_Exercise_
Give every line back verbatim, dropping all images.

_Data_
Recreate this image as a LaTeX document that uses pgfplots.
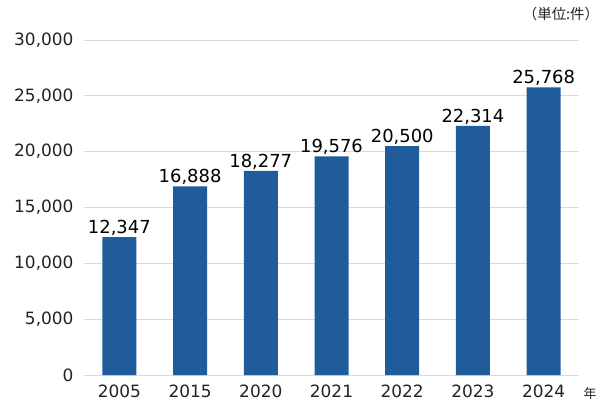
\documentclass[border=0pt]{standalone}
\usepackage{fontspec}
\setmainfont{DejaVu Sans}
\newfontfamily\jp{Noto Sans CJK JP}
\usepackage{pgfplots}
\pgfplotsset{compat=1.18}
\definecolor{barblue}{HTML}{1F5C99}
\definecolor{gridgray}{HTML}{D9D9D9}
\definecolor{txt}{HTML}{222222}

\begin{document}
\begin{tikzpicture}[x=1bp,y=1bp]
\useasboundingbox (-84,-38) rectangle (519,375);
\begin{axis}[
    at={(0,0)}, anchor=south west,
    scale only axis,
    width=495bp, height=335bp,
    xmin=-0.5, xmax=6.5,
    ymin=0, ymax=30000,
    ytick={0,5000,...,30000},
    xtick=data,
    xticklabels={2005,2015,2020,2021,2022,2023,2024},
    ymajorgrids, grid style={gridgray, line width=0.8pt},
    axis x line*=bottom, axis y line*=left,
    x axis line style={gridgray, line width=0.8pt, -},
    y axis line style={draw=none},
    major tick length=0pt,
    tick label style={font=\fontsize{17}{19}\selectfont, text=txt},
    yticklabel style={xshift=-7bp},
    xticklabel style={yshift=-6bp},
    /pgf/number format/assume math mode=true,
    scaled y ticks=false,
    yticklabel={\pgfmathprintnumber[1000 sep={,}]{\tick}},
    nodes near coords={\pgfmathprintnumber[1000 sep={,}]{\pgfplotspointmeta}},
    nodes near coords style={font=\fontsize{18}{20}\selectfont, text=black, yshift=-2bp},
    point meta=explicit,
    clip=false,
]
\addplot[ybar, bar width=34bp, fill=barblue, draw=none] coordinates {
    (0,12347) [12347]
    (1,16888) [16888]
    (2,18277) [18277]
    (3,19576) [19576]
    (4,20500) [20500]
    (5,22314) [22314]
    (6,25768) [25768]
};
\end{axis}
\node[font=\jp\fontsize{13}{15}\selectfont, text=txt] at (506,-19) {年};
\node[font=\jp\fontsize{14.5}{16}\selectfont, text=txt] at (477,361) {（単位:件）};
\end{tikzpicture}
\end{document}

_Response_
Recreate this image as a LaTeX document that uses pgfplots.
\documentclass[border=0pt]{standalone}
\usepackage{fontspec}
\setmainfont{DejaVu Sans}
\newfontfamily\jp{Noto Sans CJK JP}
\usepackage{pgfplots}
\pgfplotsset{compat=1.18}
\definecolor{barblue}{HTML}{1F5C99}
\definecolor{gridgray}{HTML}{D9D9D9}
\definecolor{txt}{HTML}{222222}

\begin{document}
\begin{tikzpicture}[x=1bp,y=1bp]
\useasboundingbox (-84,-38) rectangle (519,375);
\begin{axis}[
    at={(0,0)}, anchor=south west,
    scale only axis,
    width=495bp, height=335bp,
    xmin=-0.5, xmax=6.5,
    ymin=0, ymax=30000,
    ytick={0,5000,...,30000},
    xtick=data,
    xticklabels={2005,2015,2020,2021,2022,2023,2024},
    ymajorgrids, grid style={gridgray, line width=0.8pt},
    axis x line*=bottom, axis y line*=left,
    x axis line style={gridgray, line width=0.8pt, -},
    y axis line style={draw=none},
    major tick length=0pt,
    tick label style={font=\fontsize{17}{19}\selectfont, text=txt},
    yticklabel style={xshift=-7bp},
    xticklabel style={yshift=-6bp},
    /pgf/number format/assume math mode=true,
    scaled y ticks=false,
    yticklabel={\pgfmathprintnumber[1000 sep={,}]{\tick}},
    nodes near coords={\pgfmathprintnumber[1000 sep={,}]{\pgfplotspointmeta}},
    nodes near coords style={font=\fontsize{18}{20}\selectfont, text=black, yshift=-2bp},
    point meta=explicit,
    clip=false,
]
\addplot[ybar, bar width=34bp, fill=barblue, draw=none] coordinates {
    (0,12347) [12347]
    (1,16888) [16888]
    (2,18277) [18277]
    (3,19576) [19576]
    (4,20500) [20500]
    (5,22314) [22314]
    (6,25768) [25768]
};
\end{axis}
\node[font=\jp\fontsize{13}{15}\selectfont, text=txt] at (506,-19) {年};
\node[font=\jp\fontsize{14.5}{16}\selectfont, text=txt] at (477,361) {（単位:件）};
\end{tikzpicture}
\end{document}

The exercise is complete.